Auf präzise und professionelle Weise versucht die deutsche Verbraucherrechts-Organisation „foodwatch“ die Lebensmittel- und Agrarkonzerne zu mehr Ehrlichkeit und Nachhaltigkeit zu bewegen (www.foodwatch.de). Der vom Ex- Greenpeace-Manager Thilo Bode gegründete Verein in Berlin hat regen Zulauf, 16.000 Mitglieder (ab 60 Euro Beitrag im Jahr) und potente Stiftungsförderer finanzieren Projekte und das schlanke, achtköpfige Team. Staatliche Subventionen lehnt man bewusst ab, um unabhängig zu bleiben. Foodwatch fordert die Einführung einer „Ampel-Kennzeichnung“ als Basisinformation für Lebensmittel, die den Gehalt von Zucker, Fett, gesättigten Fettsäuren und Salz leicht erkennbar angibt (nach dem Muster „grün – gelb – rot“). In der EU soll noch heuer eine Entscheidung darüber fallen, erklärt Foodwatch-Sprecher Martin Rücker dem SF. Bislang hätten nur der deutsche Tiefkühlkosthersteller „Froster“ und einige Supermarktketten in Spanien, Portugal, Frankreich und Großbritannien diese transparente Kennzeichnung. „Die Konzerne wollen das nicht, weil sie dann ein Produkt, das zu einem Drittel aus Zucker besteht, wie Nestles „fitness fruits“, nicht mehr als Fitnessprodukt verkaufen können“, so Rücker. Auch mit der Kampagne „abgespeist“ (www.abgespeist.de) legt man sich massiv mit der Lebensmittelindustrie an. „Da nennen wir Namen, da gibt es einen großen Widerstand“, so Rücker. Der Einfluss der milliardenschweren Branche auf die Politik sei immens, Europa-Politiker klagten in öffentlichen Sitzungen über den starken Lobbydruck. „Es fehlt eine Organisation, die auf Augenhöhe mit dieser Industrie kommunizieren kann“, meint der Foodwatch-Sprecher. Neu sei freilich, dass die Thematik öffentlich diskutiert werde und die Industrie sich rechtfertigen müsse.
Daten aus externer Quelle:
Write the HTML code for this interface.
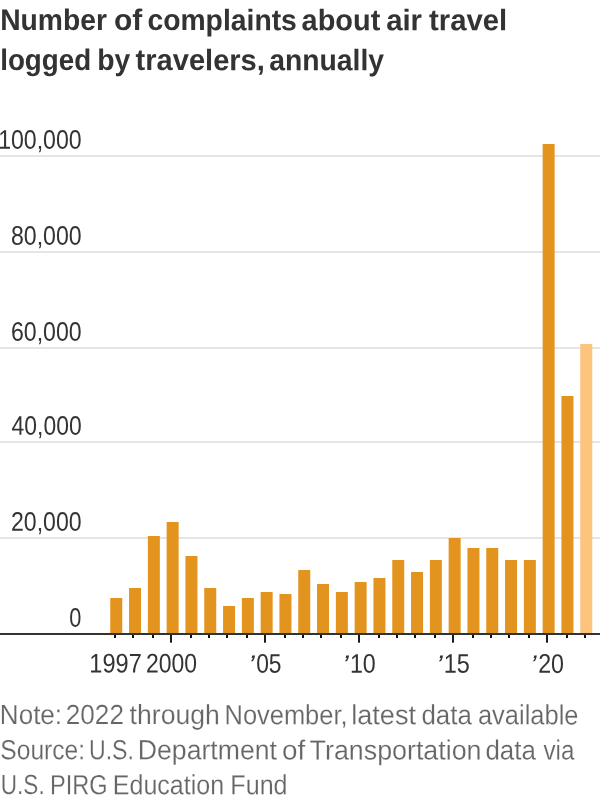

Essen als Gemeingut und Wert

Auch in Österreich wächst das Netzwerk von „Essensrettern“ – Bewegungen wie die „Arche Noah“ bemühen sich um Sortenvielfalt und regionale Produktion (www.arche-noah.at mit Sortenhandbuch, Pflanzenversand für seltene Gemüse). Die Bäuerinnen und Hausgärtnerinnen, die Saatgut vermehren, seien das Zeichen, dass „Saatgut Gemeingut ist und nicht Patentrecht von großen Saatgutkonzernen“, wie Arche-Sprecherin Marion Schwarz sagt (Ende März findet in Graz das fünfte europäische Treffen der Saatgut-Initiativen statt: www.liberate-diversity-graz2010.org). Initiativen wie „Slow Food“ und „Terra Madre“ des Italieners Carlo Petrini arbeiten in kleinen und großen Publikumsveranstaltungen gegen die geschmackliche Verflachung und den generellen Verfall der Ess- und Trinkkultur. Die Moderatorin, Journalistin und Frauentrainerin Barbara van Melle, Obfrau von Slowfood Wien (www.slowfoodaustria.at) beklagt die völlig aus dem Lot geratene Wertigkeit: „Wir schmeißen tonnenweise Lebensmittel weg, wir essen im Gehen und Stehen, die Kinder bekommen Fastfood und werden immer dicker, andererseits geben Menschen unglaublich viel Geld aus, um nichts zu essen. Wir zahlen für einen Liter Motoröl 25 Euro, aber nur 2,50 Euro für zwei Liter Sonnenblumenöl“, so van Melle. Der Griff ins Regal sei ein politischer Akt. „Lebensmittel sollen gut, sauber und fair sein. Sie sollen herausragend schmecken, ökologisch produziert sein und den Produzenten einen gerechten Preis bringen. So gesehen, kann man vieles nicht mehr kaufen“, meint die Slowfood-Aktivistin und Mutter zum SF.